You look at certain schools and wonder what makes their teams stand out year after year above everyone else. McAuliffe and his boys have certainly attained a level that would be difficult to duplicate.
He has been coaching for 14 years — in his first year, he was co-coach, along with Tom Brandell — and in those 14 years, Chazy has the unimaginable record of 284 wins, 21 losses and seven ties. They have won an astonishing 11 Section VII Class D championships.
How can you account for a team losing only 6 percent of its games?
You have to credit the coach and his predecessors.
Kids in Chazy play soccer almost from the time they can walk — the same as they do in Elizabethtown, Willsboro, Westport, Ellenburg and so many other communities in the North Country. Legendary coach George Brendler got the ball rolling at Chazy 30 years ago, taking the team to its first state tournament. The field at Chazy, dedicated in 2005, is named after Brendler.
Apparently, McAuliffe and other Chazy coaches are making sure their athletes are learning to play the game correctly right from the outset.
The Chazy boys have not only dominated local soccer, they have cast their sizeable shadow over the entire state, winning Class D titles in 2004, 2005, 2007 and 2009.
Under McAuliffe, the Eagles advanced to the New York State Public High School Athletic Association Final Four 10 times. Star players come and go, but the Chazy boys soccer team remains a fixture in the state tournament.
The Press-Republican has quoted McAuliffe as saying that "anything less than a state championship is unacceptable. The team goal every year is to win the state title."
It's an easy thing to say — not so easy to do. Yet McAuliffe's Eagles do it, year in, year out.

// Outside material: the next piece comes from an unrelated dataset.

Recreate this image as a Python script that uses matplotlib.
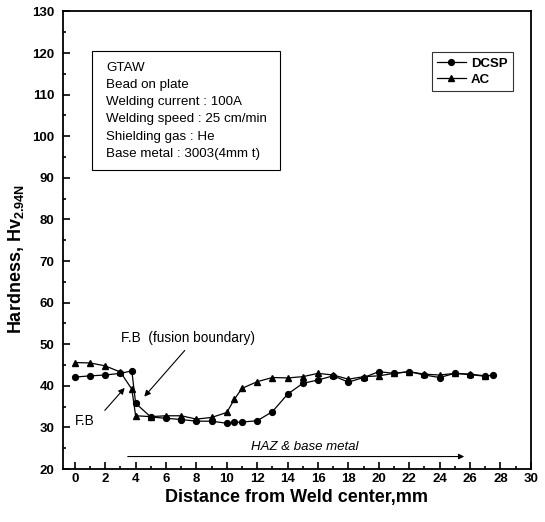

It's not that McAuliffe invented Chazy soccer. There is an impressive history there. Since 1953, when the team was winless, the team has a record of 723-162-41. Brendler and Tom Tregan preceded McAuliffe and also produced amazing results. (McAuliffe played for Tregan and now coaches Tregan's son.)
But McAuliffe has taken that jewel and polished it to a new gloss.
This year, Chazy was 20-0-2 and ranked first in the state. When state all-time leading scorer Nolan Ryan graduated two years ago, the rest of the teams throughout New York must have thought they would stand a chance against the Eagles. This year's edition of the Eagles convincingly laid that notion to rest.
Usually, North Country teams don't fare so well outside the region. We all take pride when a local team distinguishes itself downstate.
With Chazy, the question is no longer whether they can play with downstate boys, but can downstate boys play with them.